West Sussex County Council is responsible for designating the ban on cycling in West Street and Middle Street in Horsham and for the erection of signs but has no responsibility for enforcement.
It chooses to follow the Department of Transport’s prescription for choice and positioning of signs. These are not only ambiguous in meaning but are essentially invisible because, mounted on a wall 2.1 metres above ground level, they are not in the normal line of sight of cyclists or anyone else.
Unsurprisingly, cycling remains commonplace in both these streets – by adults as well as children and young people.
There may not have been many recorded accidents or injuries caused as a result, but cycling in these often crowded streets poses a risk to pedestrians and causes great distress to many – especially the elderly, disabled and poor sighted.
The worst offenders are those who cycle fast through crowds of pedestrians.
I have been trying to get some action on this problem for over two years through my local councillor – who takes the view that education is the answer – but with no success.
It appears that Horsham District Council no longer has any responsibility for enforcement.
The police clearly do have a responsibility as confirmed in a report two years ago in this newspaper: ‘Police crackdown on cycling ban in Horsham town centre’ 15th May 2015.
A police spokesman stated that ‘a majority of cyclists are unaware of where they can and can’t ride their bikes’; ‘we are looking at educating people to make them aware’; ‘in the near future we will look at starting to enforce that cycling ban’ with a £50 fine: and we are ‘working alongside WSCC to improve signage’.
As a frequent pedestrian in West Street, I see absolutely no evidence that anything has changed in the last two years – not surprisingly, as the same signs are still there and one rarely sees a policeman in these streets.
The police spokesman added that ‘90 per cent of the people I stop don’t know you can’t cycle (in these streets) and will apologise, get off and walk’.
I am not a policeman and, surprise, surprise, that’s not my experience: my attempts to politely point this out to cyclists are only occasionally met with ‘I didn’t know’ and are usually ignored or have a rude response.
It seems so obvious that education will never work without signs that are prominent, have a clear meaning and are in the line of sight of cyclists.

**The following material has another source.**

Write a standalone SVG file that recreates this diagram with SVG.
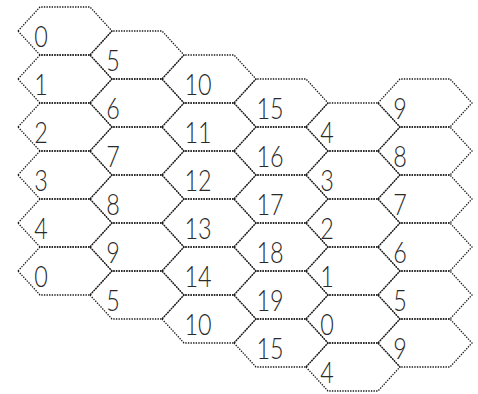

Other authorities have recognised this and signs are readily available and used elsewhere that have a clear meaning.
West Street has a lot of street furniture, so there can be no legitimate objection to placing signs lower down and more centrally where they can be seen.
In some towns, ‘no cycling’ or similar words are painted on the road surface.
Part of the problem is, I suspect, that no single authority is responsible for all aspects of this issue and that there has consequently been no will by any of them to address the problem effectively (does this sound familiar ?).
Wake up WSCC, HDC and police and let’s see some action for the benefit of those who are genuinely fearful of walking down these streets. Sensible signage is a one off, low cost option that would make a real difference.